▶ _SHORT EXERCISE_: Report the count of lines below in which the string "this" occurs; include nothing else.

▶ _GIVEN INFORMATION_:
▶

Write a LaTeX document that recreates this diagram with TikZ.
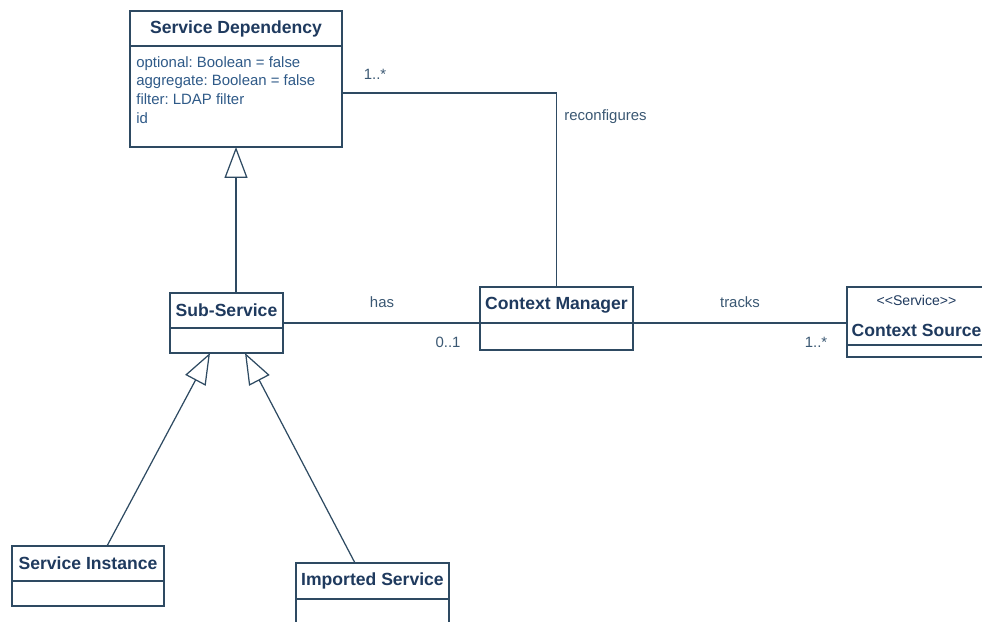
\documentclass[tikz,border=0pt]{standalone}
\usepackage{fontspec}
\setmainfont{Liberation Sans}
\usepackage{tikz}
\usetikzlibrary{arrows.meta, positioning, calc}
\definecolor{edge}{HTML}{2E4A62}
\definecolor{title}{HTML}{1F3A5E}
\definecolor{attr}{HTML}{2F5A88}
\definecolor{lbl}{HTML}{3B5873}
\frenchspacing
\begin{document}
\begin{tikzpicture}[x=0.02cm, y=-0.02cm,
  every node/.style={font=\fontsize{8.5}{10.5}\selectfont, text=lbl},
  hd/.style={draw=edge, line width=0.7pt, fill=white, inner sep=0pt, outer sep=0pt, font=\fontsize{10}{12}\selectfont\bfseries, text=title},
  bd/.style={draw=edge, line width=0.7pt, fill=white, inner sep=0pt, outer sep=0pt, below=0pt of #1},
  gen/.style={draw=edge, line width=0.7pt, -{Triangle[open, length=0.62cm, width=0.46cm, fill=white]}},
  assoc/.style={draw=edge, line width=0.7pt}]
  \fill[white] (0,0) rectangle (982,621);
  \clip (0,0) rectangle (982,621);
  \node[hd, minimum width=4.24cm, minimum height=0.70cm] (depHd) at (236,28.5) {Service Dependency};
  \node[bd=depHd, minimum width=4.24cm, minimum height=2.02cm] (depBd) {};
  \node[anchor=north west, align=left, text=attr, inner sep=0pt, font=\fontsize{8.5}{10.6}\selectfont] (depAttr) at (136,56) {optional: Boolean = false\\aggregate: Boolean = false\\filter: LDAP filter\\id};
  \node[hd, minimum width=2.26cm, minimum height=0.70cm] (subHd) at (226.5,310.5) {Sub-Service};
  \node[bd=subHd, minimum width=2.26cm, minimum height=0.50cm] (subBd) {};
  \node[hd, minimum width=3.06cm, minimum height=0.72cm] (cmHd) at (556.5,305) {Context Manager};
  \node[bd=cmHd, minimum width=3.06cm, minimum height=0.54cm] (cmBd) {};
  \node[hd, minimum width=2.78cm, minimum height=1.16cm, align=center] (srcHd) at (916.5,316) {{\fontsize{8}{9}\selectfont\mdseries <\kern0pt<Service>\kern0pt>}\\[6pt]Context Source};
  \node[bd=srcHd, minimum width=2.78cm, minimum height=0.24cm] (srcBd) {};
  \node[hd, minimum width=3.04cm, minimum height=0.70cm] (instHd) at (88,563.5) {Service Instance};
  \node[bd=instHd, minimum width=3.04cm, minimum height=0.50cm] (instBd) {};
  \node[hd, minimum width=3.06cm, minimum height=0.72cm] (impHd) at (372.5,581) {Imported Service};
  \node[bd=impHd, minimum width=3.06cm, minimum height=0.50cm] (impBd) {};
  \draw[gen] (depBd.south |- subHd.north) -- (depBd.south);
  \draw[gen] ($(instHd.north)+(19,0)$) -- ($(subBd.south)+(-16.5,0)$);
  \draw[gen] ($(impHd.north)+(-17.5,0)$) -- ($(subBd.south)+(18.5,0)$);
  \draw[assoc] ($(depBd.east)+(0,-3.5)$) -| (cmHd.north);
  \draw[assoc] (subHd.east |- cmHd.south) -- (cmHd.south west);
  \draw[assoc] (cmHd.south east) -- (cmHd.south east -| srcHd.west);
  \node (depMult) at (375,74) {1..*};
  \node (reconf) at (605.5,117) {reconfigures};
  \node (hasLbl) at (382,302) {has};
  \node (cmMult) at (448,342) {0..1};
  \node (tracksLbl) at (740,302) {tracks};
  \node (srcMult) at (816,342) {1..*};
\end{tikzpicture}
\end{document}
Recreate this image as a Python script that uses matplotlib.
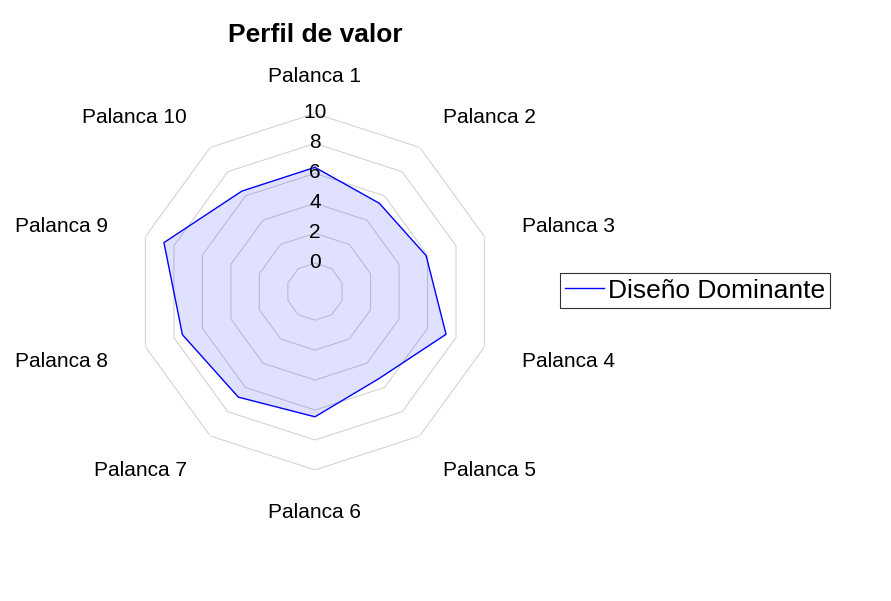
import matplotlib
matplotlib.use("Agg")
import matplotlib.pyplot as plt
import matplotlib.transforms as mtransforms
import numpy as np

plt.rcParams["font.family"] = ["Liberation Sans", "DejaVu Sans"]

# --- data ---
categories = [f"Palanca {i}" for i in range(1, 11)]
values = [6.4, 5.4, 5.9, 7.3, 5.3, 6.45, 6.8, 7.4, 8.7, 6.4]
series_name = "Diseño Dominante"
ring_levels = [0, 2, 4, 6, 8, 10]
r_min = -1.9
r_max = 10

fig = plt.figure(figsize=(8.91, 6.01), dpi=100)
ax = fig.add_axes([0.1534, 0.218, 0.4002, 0.5933], projection="polar")
ax.set_theta_zero_location("N")
ax.set_theta_direction(-1)
ax.set_ylim(r_min, r_max)
ax.grid(False)
ax.set_xticks([])
ax.set_yticks([])
ax.spines["polar"].set_visible(False)
ax.patch.set_alpha(0)

n = len(categories)
angles = np.linspace(0, 2 * np.pi, n, endpoint=False)
closed = np.append(angles, angles[0])

# polygon grid rings
for lvl in ring_levels:
    ax.plot(closed, [lvl] * (n + 1), color="#d3d3d3", lw=0.8, zorder=1)

# data
vals = np.append(values, values[0])
ax.fill(closed, vals, color="blue", alpha=0.12, lw=0, zorder=2)
line, = ax.plot(closed, vals, color="blue", lw=1.0, zorder=3, label=series_name)

# radial tick labels along the top spoke
tick_tr = mtransforms.offset_copy(ax.transData, fig=fig, y=1.0, units="dots")
for lvl in ring_levels:
    ax.text(0, lvl, str(lvl), ha="center", va="center", fontsize=15, zorder=4,
            transform=tick_tr)

# category labels
lab_tr = mtransforms.offset_copy(ax.transData, fig=fig, y=-2.5, units="dots")
r_lab = 12.65
for ang, name in zip(angles, categories):
    s = np.sin(ang)
    if abs(s) < 1e-6:
        ha = "center"
    elif s > 0:
        ha = "left"
    else:
        ha = "right"
    ax.text(ang, r_lab, name, ha=ha, va="center", fontsize=15, clip_on=False,
            transform=lab_tr)

fig.text(315.5 / 891, 1 - 35 / 601, "Perfil de valor", ha="center", va="center",
         fontsize=19, fontweight="bold")

leg = fig.legend(handles=[line], loc="center left", bbox_to_anchor=(560 / 891, 0.5166),
                 fontsize=19, frameon=True, fancybox=False, edgecolor="black",
                 handlelength=1.45, handletextpad=0.15, borderpad=0.2, borderaxespad=0)
leg.get_frame().set_linewidth(0.8)

fig.savefig("out.png", dpi=100)
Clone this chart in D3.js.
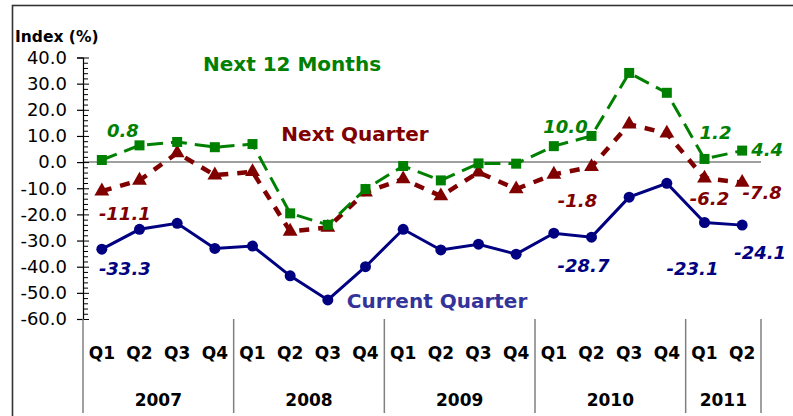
<!DOCTYPE html>
<html>
<head>
<meta charset="utf-8">
<script src="https://cdn.jsdelivr.net/npm/d3@7"></script>
<style>
  html, body { margin: 0; padding: 0; background: #fff; }
  svg { display: block; }
</style>
</head>
<body>
<svg id="chart" width="793" height="416"></svg>
<script>
// ---------- data ----------
const quarters = ["Q1","Q2","Q3","Q4","Q1","Q2","Q3","Q4","Q1","Q2","Q3","Q4","Q1","Q2","Q3","Q4","Q1","Q2"];
const years = [
  { year: "2007", count: 4 },
  { year: "2008", count: 4 },
  { year: "2009", count: 4 },
  { year: "2010", count: 4 },
  { year: "2011", count: 2 }
];
const currentQuarter = [-33.3, -25.7, -23.4, -33.0, -32.1, -43.5, -52.7, -40.0, -25.7, -33.6, -31.4, -35.2, -27.2, -28.7, -13.4, -8.1, -23.1, -24.1];
const nextQuarter    = [-11.1, -7.0, 3.5, -5.0, -3.7, -26.5, -25.0, -11.5, -6.5, -13.0, -3.9, -10.3, -4.7, -1.8, 14.5, 11.0, -6.2, -7.8];
const next12Months   = [0.8, 6.4, 7.7, 5.7, 6.9, -19.6, -24.0, -10.3, -1.5, -7.0, -0.5, -0.6, 6.1, 10.0, 34.1, 26.5, 1.2, 4.4];
const yTicks = [40, 30, 20, 10, 0, -10, -20, -30, -40, -50, -60];

// value annotations: [index, dx, dy]
const labelsNext12 = [[0, 21, -23], [13, -26, -3], [16, 11, -20], [17, 25, 5]];
const labelsNextQ  = [[0, 23, 29], [13, -14, 40], [16, 5, 27], [17, 20, 17]];
const labelsCurQ   = [[0, 23, 26], [13, -8, 35], [16, -12, 52], [17, 18, 34]];

// ---------- layout ----------
const svg = d3.select("#chart");
const font = "'DejaVu Sans', Verdana, sans-serif";
const x0 = 83, x1 = 761;
const x = d3.scaleBand().domain(d3.range(quarters.length)).range([x0, x1]).padding(0);
const y = d3.scaleLinear().domain([-60, 40]).range([319, 57.5]);
const cx = i => x(i) + x.bandwidth() / 2;

// frame
svg.append("rect")
  .attr("x", 12.5).attr("y", 5.5).attr("width", 800).attr("height", 420)
  .attr("fill", "none").attr("stroke", "#333").attr("stroke-width", 1.6);

// zero line
svg.append("line")
  .attr("x1", x0).attr("x2", x1).attr("y1", y(0)).attr("y2", y(0))
  .attr("stroke", "#808080").attr("stroke-width", 1.5);

// y axis: majors (left, with labels) and minors (right)
const yAxisG = svg.append("g").attr("transform", `translate(${x0},0)`)
  .call(d3.axisLeft(y).tickValues(yTicks).tickSize(6).tickPadding(10).tickFormat(d3.format(".1f")));
yAxisG.select(".domain").attr("stroke", "#000").attr("stroke-width", 1.2);
yAxisG.selectAll(".tick line").attr("stroke", "#000").attr("stroke-width", 1.2);
yAxisG.selectAll(".tick text").attr("font-family", font).attr("font-size", 18).attr("fill", "#000")
  .text(d => d.toFixed(1));

const minorVals = d3.range(-60, 40.001, 2);
const yMinorG = svg.append("g").attr("transform", `translate(${x0},0)`)
  .call(d3.axisRight(y).tickValues(minorVals).tickSize(5).tickFormat(""));
yMinorG.select(".domain").remove();
yMinorG.selectAll(".tick line").attr("stroke", "#000").attr("stroke-width", 1);
yMinorG.selectAll(".tick line").filter(d => d % 10 === 0).attr("x2", 6);

// Index (%) title
svg.append("text").attr("x", 15).attr("y", 42)
  .attr("font-family", font).attr("font-weight", "bold").attr("font-size", 15.5)
  .text("Index (%)");

// x axis quarter labels
svg.append("g").selectAll("text").data(quarters).join("text")
  .attr("x", (d, i) => cx(i)).attr("y", 359)
  .attr("text-anchor", "middle").attr("font-family", font).attr("font-weight", "bold").attr("font-size", 17)
  .text(d => d);

// year groups
let acc = 0;
const groups = years.map(g => { const s = acc; acc += g.count; return { ...g, start: s, end: acc }; });
const sepIdx = [0].concat(groups.map(g => g.end));
svg.append("g").selectAll("line").data(sepIdx).join("line")
  .attr("x1", i => i < quarters.length ? x(i) : x1).attr("x2", i => i < quarters.length ? x(i) : x1)
  .attr("y1", 319).attr("y2", 413)
  .attr("stroke", "#808080").attr("stroke-width", 1.5);
svg.append("g").selectAll("text").data(groups).join("text")
  .attr("x", g => (x(g.start) + (g.end < quarters.length ? x(g.end) : x1)) / 2)
  .attr("y", 406)
  .attr("text-anchor", "middle").attr("font-family", font).attr("font-weight", "bold").attr("font-size", 17)
  .text(g => g.year);

// ---------- series ----------
const line = d3.line().x((d, i) => cx(i)).y(d => y(d));

// Next Quarter (dark red, dashed, triangles)
svg.append("path").datum(nextQuarter).attr("d", line)
  .attr("fill", "none").attr("stroke", "#800000").attr("stroke-width", 4.5)
  .attr("stroke-dasharray", "10,9");
svg.append("g").selectAll("path").data(nextQuarter).join("path")
  .attr("d", d3.symbol().type(d3.symbolTriangle).size(95))
  .attr("transform", (d, i) => `translate(${cx(i)},${y(d)})`)
  .attr("fill", "#800000");

// Next 12 Months (green, long dash, squares)
svg.append("path").datum(next12Months).attr("d", line)
  .attr("fill", "none").attr("stroke", "#008000").attr("stroke-width", 3)
  .attr("stroke-dasharray", "16,8");
svg.append("g").selectAll("rect").data(next12Months).join("rect")
  .attr("x", (d, i) => cx(i) - 5).attr("y", d => y(d) - 5)
  .attr("width", 10).attr("height", 10).attr("fill", "#008000");

// Current Quarter (navy, solid, circles)
svg.append("path").datum(currentQuarter).attr("d", line)
  .attr("fill", "none").attr("stroke", "#000080").attr("stroke-width", 3);
svg.append("g").selectAll("circle").data(currentQuarter).join("circle")
  .attr("cx", (d, i) => cx(i)).attr("cy", d => y(d)).attr("r", 5.5).attr("fill", "#000080");

// value labels
function valueLabels(series, specs, color) {
  svg.append("g").selectAll("text").data(specs).join("text")
    .attr("x", s => cx(s[0]) + s[1]).attr("y", s => y(series[s[0]]) + s[2])
    .attr("text-anchor", "middle").attr("font-family", font)
    .attr("font-weight", "bold").attr("font-style", "italic").attr("font-size", 18)
    .attr("fill", color)
    .text(s => series[s[0]].toFixed(1));
}
valueLabels(next12Months, labelsNext12, "#008000");
valueLabels(nextQuarter, labelsNextQ, "#800000");
valueLabels(currentQuarter, labelsCurQ, "#000080");

// series names
const names = [
  { text: "Next 12 Months", x: 292, y: 71, color: "#008000" },
  { text: "Next Quarter", x: 355, y: 141, color: "#800000" },
  { text: "Current Quarter", x: 437, y: 308, color: "#333399" }
];
svg.append("g").selectAll("text").data(names).join("text")
  .attr("x", d => d.x).attr("y", d => d.y)
  .attr("text-anchor", "middle").attr("font-family", font).attr("font-weight", "bold").attr("font-size", 20)
  .attr("fill", d => d.color)
  .text(d => d.text);
</script>
</body>
</html>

◀

▶ _TASK SOLUTION_: 3